LAKELAND, Fla. -- Brad Penny spent his Thursday evening on a red-eye flight from Los Angeles to Orlando, trying not to hear the baby in the row behind him. He spent his Friday morning working out at his new job.
There was very little in between. He got off the plane around 6 a.m. ET, hopped over to Lakeland and landed in the home clubhouse at Joker Marchant Stadium.
It was totally worth it for him. The way his 2010 season ended up, he has been ready for a while to get to work on 2011.
"Couldn't wait to get here," he said.
Considering his last meaningful pitches came last May, he has waited long enough for his liking.
A year ago at this point, Penny was looking to take his strong 2009 stretch run from San Francisco into his new spot in the Cardinals rotation. His first seven starts out of last spring strongly suggested he was on his way, until an oblique injury hampered him for two starts and landed him on the disabled list.
By now, Tigers fans know the story.
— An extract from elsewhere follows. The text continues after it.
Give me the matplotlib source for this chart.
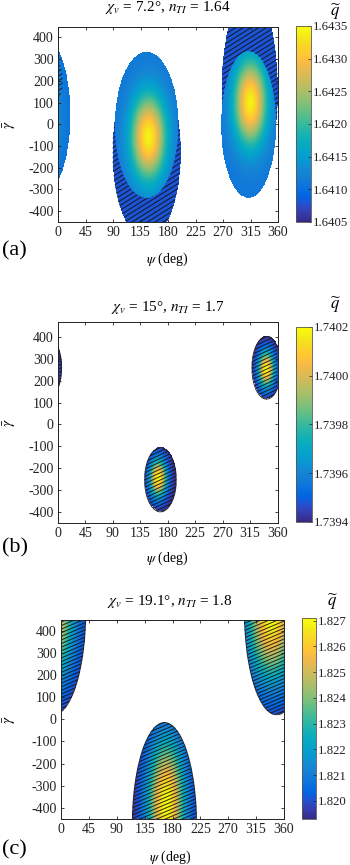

What was once forecast as a five-day injury, or later a minimum stay on the DL, turned into a season-ending ordeal. He was ready for a return had the Cards reached the postseason, he said, but once St. Louis was eliminated, he had to wait through the offseason.
The Cardinals' loss might well have been the Tigers' gain.
"I had a lot more time," Penny said. "I might have taken a couple weeks off my shoulder program, but I just carried it on through. I threw more bullpens this offseason than I have in the past.
"Usually I'll throw one [bullpen session] before I get to spring. And now, I think I've thrown five or six."
He doesn't plan on changing his spring routine because of those extra throwing sessions. After two injury-shortened seasons over the past three years, he doesn't want to risk his health by getting too exuberant. Still, for someone with that very history, there's an advantage to having a head start. It's what has led so many other, younger Tigers pitchers into camp early in hopes of reversing some early-season struggles.
"I don't want to get too excited and do something stupid," he said. "But my last 'pen [session], I threw pretty hard."
Build off that, and Penny should be physically fine. From there, he can focus on performance, and focus on how to approach American League hitters, many of whom he'll face for the first time since his ill-fated 2009 stint with the Red Sox.
He learned from his time in Boston, but he doesn't dread it.
"It was fun," Penny said. "I was just inconsistent. I wasn't ahead in the count. For me to be successful, I have to be ahead in the count. When you're behind in the count, it's hard to [catch up]. Not many catchers in the world are going to be like, 'Curveball, 3-1 [count].'"
Friday wasn't one of those days for Penny to throw. He worked out with his new teammates, met with strength and conditioning coordinator Javair Gillett, and hit the weight room.
He had the remainder of the day to be tired from his trip.
"I got in at like 6 o'clock this morning in Orlando," he said. "Once you get in and work out and do stuff, it gets easier and easier. Taking days off is when it gets hard."